> [Written task]
Begin with the first line of the material and copy each line word for word through the line that contains "['square', 'diamond', 'triangle', 'circle', 'invTriangle'];"; the pictures are left out.

> [Data shown]
begin

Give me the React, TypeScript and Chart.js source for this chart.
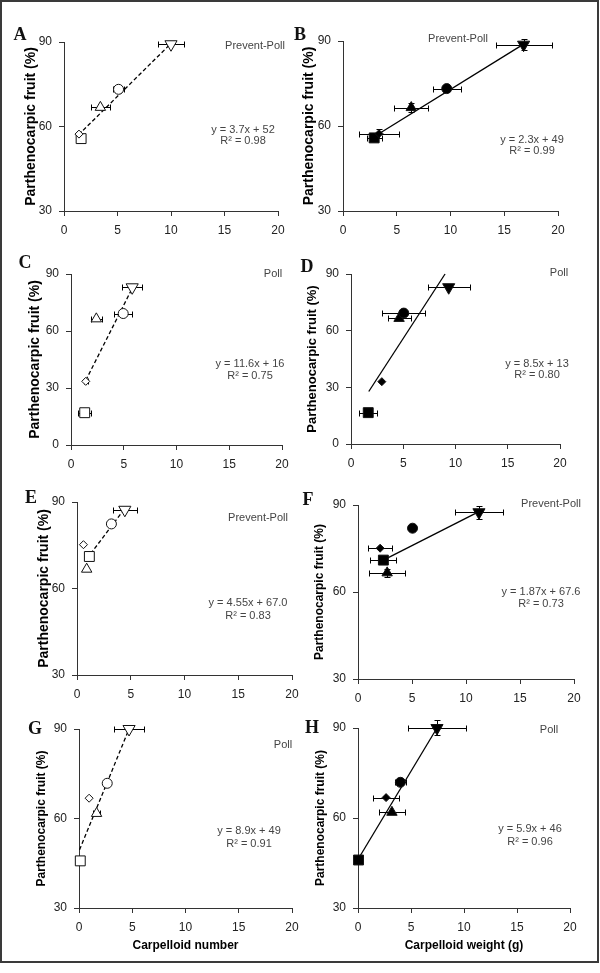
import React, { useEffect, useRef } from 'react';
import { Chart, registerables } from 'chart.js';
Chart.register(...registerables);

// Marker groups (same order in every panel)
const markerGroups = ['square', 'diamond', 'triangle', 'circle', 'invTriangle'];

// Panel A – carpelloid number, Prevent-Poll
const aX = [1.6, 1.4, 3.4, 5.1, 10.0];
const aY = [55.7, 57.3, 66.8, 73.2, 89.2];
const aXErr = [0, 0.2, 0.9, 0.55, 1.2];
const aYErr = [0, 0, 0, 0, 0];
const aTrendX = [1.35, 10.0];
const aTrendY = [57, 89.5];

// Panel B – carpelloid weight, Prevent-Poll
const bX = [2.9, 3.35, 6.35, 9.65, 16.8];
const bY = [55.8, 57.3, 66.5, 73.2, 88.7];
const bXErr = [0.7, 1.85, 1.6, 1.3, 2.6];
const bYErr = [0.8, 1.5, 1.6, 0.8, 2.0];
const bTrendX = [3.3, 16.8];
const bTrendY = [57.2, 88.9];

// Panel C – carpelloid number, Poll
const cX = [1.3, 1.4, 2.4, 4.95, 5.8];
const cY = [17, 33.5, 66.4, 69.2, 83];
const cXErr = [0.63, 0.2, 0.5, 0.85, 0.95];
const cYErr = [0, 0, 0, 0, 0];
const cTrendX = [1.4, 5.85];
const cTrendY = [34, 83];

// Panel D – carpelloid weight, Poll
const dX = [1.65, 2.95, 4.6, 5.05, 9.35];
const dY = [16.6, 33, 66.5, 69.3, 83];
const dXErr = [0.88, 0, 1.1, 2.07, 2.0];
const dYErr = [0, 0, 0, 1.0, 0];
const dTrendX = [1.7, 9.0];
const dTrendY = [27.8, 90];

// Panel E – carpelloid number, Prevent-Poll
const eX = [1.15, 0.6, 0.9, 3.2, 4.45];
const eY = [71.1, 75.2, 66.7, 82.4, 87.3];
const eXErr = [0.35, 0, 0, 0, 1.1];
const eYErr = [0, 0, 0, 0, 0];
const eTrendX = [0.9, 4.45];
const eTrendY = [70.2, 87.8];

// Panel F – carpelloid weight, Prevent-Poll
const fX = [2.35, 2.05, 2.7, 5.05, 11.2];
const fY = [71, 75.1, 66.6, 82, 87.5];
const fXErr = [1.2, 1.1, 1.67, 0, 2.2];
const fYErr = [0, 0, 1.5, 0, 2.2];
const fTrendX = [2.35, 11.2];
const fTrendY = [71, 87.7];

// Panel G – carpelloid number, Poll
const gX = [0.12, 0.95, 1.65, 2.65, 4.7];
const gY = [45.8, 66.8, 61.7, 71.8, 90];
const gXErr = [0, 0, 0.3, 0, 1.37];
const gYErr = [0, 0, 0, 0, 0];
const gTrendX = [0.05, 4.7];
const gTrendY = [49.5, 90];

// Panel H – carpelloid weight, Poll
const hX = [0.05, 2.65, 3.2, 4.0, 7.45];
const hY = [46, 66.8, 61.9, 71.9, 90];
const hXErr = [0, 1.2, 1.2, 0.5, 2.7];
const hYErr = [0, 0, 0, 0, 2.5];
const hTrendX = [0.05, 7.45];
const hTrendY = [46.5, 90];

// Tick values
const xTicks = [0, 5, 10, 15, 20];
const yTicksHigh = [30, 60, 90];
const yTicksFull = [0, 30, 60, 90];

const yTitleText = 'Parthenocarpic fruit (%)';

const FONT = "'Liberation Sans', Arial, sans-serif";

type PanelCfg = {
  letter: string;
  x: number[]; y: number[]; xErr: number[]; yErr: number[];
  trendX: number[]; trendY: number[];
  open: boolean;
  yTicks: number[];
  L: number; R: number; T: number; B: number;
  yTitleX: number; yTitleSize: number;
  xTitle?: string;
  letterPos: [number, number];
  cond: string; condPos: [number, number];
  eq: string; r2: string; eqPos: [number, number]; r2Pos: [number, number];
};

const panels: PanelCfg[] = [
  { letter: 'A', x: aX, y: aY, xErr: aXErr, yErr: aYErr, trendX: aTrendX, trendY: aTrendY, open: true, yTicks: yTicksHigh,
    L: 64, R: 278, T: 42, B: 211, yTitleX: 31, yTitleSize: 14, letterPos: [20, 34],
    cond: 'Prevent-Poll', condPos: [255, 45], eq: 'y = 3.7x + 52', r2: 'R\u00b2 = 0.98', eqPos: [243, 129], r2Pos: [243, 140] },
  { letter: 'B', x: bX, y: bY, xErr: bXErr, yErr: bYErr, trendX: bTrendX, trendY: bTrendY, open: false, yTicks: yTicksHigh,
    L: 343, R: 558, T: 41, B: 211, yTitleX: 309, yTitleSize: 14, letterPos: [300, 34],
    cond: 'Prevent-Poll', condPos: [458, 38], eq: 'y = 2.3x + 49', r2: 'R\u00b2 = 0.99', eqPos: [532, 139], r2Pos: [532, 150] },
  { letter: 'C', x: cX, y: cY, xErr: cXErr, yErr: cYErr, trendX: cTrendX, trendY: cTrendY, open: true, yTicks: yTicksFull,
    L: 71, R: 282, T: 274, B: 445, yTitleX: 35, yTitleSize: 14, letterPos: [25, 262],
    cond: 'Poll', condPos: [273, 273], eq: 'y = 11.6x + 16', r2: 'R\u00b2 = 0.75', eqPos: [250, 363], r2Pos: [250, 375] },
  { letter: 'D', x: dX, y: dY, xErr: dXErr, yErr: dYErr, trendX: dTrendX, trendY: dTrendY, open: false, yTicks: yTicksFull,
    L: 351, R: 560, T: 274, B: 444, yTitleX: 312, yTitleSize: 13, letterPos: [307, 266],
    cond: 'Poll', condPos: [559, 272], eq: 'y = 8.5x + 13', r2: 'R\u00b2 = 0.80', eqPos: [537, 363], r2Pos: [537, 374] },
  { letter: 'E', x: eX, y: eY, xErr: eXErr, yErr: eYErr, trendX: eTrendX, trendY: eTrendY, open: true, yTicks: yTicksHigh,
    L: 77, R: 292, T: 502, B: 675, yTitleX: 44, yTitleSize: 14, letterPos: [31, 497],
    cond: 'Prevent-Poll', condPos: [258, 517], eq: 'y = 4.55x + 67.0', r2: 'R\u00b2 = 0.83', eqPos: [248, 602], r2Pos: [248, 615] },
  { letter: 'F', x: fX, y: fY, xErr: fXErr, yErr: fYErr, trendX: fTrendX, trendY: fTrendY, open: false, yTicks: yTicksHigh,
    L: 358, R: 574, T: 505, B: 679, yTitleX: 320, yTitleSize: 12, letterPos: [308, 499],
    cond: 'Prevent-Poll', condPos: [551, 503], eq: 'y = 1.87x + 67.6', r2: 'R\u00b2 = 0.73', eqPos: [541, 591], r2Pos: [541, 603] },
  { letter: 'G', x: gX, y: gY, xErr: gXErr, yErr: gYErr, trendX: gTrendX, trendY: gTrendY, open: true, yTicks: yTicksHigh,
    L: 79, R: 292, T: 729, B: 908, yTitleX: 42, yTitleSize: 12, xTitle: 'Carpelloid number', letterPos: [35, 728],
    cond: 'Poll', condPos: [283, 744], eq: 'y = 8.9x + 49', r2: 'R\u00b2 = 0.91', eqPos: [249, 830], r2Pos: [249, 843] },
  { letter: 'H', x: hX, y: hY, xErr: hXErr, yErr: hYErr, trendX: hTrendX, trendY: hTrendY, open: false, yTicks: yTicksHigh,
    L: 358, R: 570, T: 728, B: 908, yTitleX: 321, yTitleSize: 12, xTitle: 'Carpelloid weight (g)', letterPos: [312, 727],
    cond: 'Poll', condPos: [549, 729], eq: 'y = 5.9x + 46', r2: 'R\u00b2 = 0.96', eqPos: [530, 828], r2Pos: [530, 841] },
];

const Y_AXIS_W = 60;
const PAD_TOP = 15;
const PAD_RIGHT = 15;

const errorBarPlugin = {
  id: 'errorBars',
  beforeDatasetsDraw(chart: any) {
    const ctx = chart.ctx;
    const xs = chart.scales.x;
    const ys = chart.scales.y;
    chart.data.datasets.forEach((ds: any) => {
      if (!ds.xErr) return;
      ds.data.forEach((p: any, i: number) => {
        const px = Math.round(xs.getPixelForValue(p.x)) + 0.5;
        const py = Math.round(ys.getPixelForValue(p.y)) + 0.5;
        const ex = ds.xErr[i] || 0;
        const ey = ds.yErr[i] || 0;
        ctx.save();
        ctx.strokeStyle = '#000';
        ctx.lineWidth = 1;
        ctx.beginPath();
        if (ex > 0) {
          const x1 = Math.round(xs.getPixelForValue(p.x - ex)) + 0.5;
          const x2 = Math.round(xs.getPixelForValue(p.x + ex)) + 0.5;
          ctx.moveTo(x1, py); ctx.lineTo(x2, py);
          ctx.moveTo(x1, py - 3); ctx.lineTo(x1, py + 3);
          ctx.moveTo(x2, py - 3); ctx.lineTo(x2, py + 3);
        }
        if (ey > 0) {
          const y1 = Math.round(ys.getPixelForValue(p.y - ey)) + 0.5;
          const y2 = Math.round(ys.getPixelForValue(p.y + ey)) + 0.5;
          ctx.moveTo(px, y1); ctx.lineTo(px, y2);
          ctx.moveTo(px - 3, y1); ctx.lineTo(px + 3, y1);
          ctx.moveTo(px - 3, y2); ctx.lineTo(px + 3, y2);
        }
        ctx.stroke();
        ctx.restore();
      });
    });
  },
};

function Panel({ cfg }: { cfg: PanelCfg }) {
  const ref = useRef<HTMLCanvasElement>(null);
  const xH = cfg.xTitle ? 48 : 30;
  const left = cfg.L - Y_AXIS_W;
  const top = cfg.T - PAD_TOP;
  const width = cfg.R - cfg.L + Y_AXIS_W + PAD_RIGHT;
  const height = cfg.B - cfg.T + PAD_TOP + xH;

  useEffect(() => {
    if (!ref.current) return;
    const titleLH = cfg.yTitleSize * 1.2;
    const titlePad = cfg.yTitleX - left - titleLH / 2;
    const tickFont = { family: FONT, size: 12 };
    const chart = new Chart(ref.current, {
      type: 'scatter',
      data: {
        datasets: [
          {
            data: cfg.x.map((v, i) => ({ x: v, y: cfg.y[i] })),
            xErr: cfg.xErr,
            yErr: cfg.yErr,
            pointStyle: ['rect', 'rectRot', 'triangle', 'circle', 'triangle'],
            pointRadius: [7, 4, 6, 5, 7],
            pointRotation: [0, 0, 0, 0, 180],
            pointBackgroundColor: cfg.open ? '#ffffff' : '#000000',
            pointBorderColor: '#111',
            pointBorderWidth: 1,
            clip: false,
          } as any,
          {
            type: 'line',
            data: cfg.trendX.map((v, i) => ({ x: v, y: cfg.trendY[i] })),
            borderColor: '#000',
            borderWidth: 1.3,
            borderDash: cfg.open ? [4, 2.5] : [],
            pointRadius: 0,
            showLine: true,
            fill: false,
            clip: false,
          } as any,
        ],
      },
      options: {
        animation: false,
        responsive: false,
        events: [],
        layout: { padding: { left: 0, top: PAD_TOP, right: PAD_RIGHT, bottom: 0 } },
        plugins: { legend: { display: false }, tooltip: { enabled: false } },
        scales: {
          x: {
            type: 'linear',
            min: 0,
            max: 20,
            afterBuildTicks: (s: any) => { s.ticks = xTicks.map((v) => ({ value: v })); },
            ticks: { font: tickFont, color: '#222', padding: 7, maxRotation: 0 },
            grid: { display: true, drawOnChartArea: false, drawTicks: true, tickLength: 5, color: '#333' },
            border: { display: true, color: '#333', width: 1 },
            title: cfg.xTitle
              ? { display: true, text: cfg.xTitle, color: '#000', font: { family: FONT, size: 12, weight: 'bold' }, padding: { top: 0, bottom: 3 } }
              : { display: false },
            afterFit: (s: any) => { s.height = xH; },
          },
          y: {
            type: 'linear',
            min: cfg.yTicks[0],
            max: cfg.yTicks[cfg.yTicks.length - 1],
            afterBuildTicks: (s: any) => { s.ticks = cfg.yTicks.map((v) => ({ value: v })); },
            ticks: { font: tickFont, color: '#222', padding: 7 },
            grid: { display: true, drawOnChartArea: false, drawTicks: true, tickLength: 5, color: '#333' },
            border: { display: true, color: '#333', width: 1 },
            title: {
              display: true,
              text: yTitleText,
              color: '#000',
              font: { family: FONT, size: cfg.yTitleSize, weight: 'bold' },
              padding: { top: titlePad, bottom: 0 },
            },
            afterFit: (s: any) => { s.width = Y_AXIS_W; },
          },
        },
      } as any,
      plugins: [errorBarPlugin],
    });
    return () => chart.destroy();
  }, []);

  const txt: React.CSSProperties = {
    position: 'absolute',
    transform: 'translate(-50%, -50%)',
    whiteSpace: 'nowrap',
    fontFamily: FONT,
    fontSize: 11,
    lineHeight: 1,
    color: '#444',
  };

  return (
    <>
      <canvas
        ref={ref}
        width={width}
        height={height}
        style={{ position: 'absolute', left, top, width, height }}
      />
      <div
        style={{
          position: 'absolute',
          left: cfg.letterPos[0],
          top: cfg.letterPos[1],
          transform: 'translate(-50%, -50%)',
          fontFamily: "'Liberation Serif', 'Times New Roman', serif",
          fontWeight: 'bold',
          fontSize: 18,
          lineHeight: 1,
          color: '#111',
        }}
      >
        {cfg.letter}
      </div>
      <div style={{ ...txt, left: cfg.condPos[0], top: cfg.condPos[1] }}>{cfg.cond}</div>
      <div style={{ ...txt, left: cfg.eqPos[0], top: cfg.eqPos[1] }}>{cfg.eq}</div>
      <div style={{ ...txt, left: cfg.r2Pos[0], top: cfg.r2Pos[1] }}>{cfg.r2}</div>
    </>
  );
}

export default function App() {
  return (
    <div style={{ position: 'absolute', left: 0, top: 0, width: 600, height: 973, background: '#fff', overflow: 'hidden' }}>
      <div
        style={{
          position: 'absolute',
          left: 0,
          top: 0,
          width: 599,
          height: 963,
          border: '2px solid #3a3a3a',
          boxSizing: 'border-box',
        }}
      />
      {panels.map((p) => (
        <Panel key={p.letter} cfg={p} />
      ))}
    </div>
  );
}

end

> [Exercise result]
Give me the React, TypeScript and Chart.js source for this chart.
import React, { useEffect, useRef } from 'react';
import { Chart, registerables } from 'chart.js';
Chart.register(...registerables);

// Marker groups (same order in every panel)
const markerGroups = ['square', 'diamond', 'triangle', 'circle', 'invTriangle'];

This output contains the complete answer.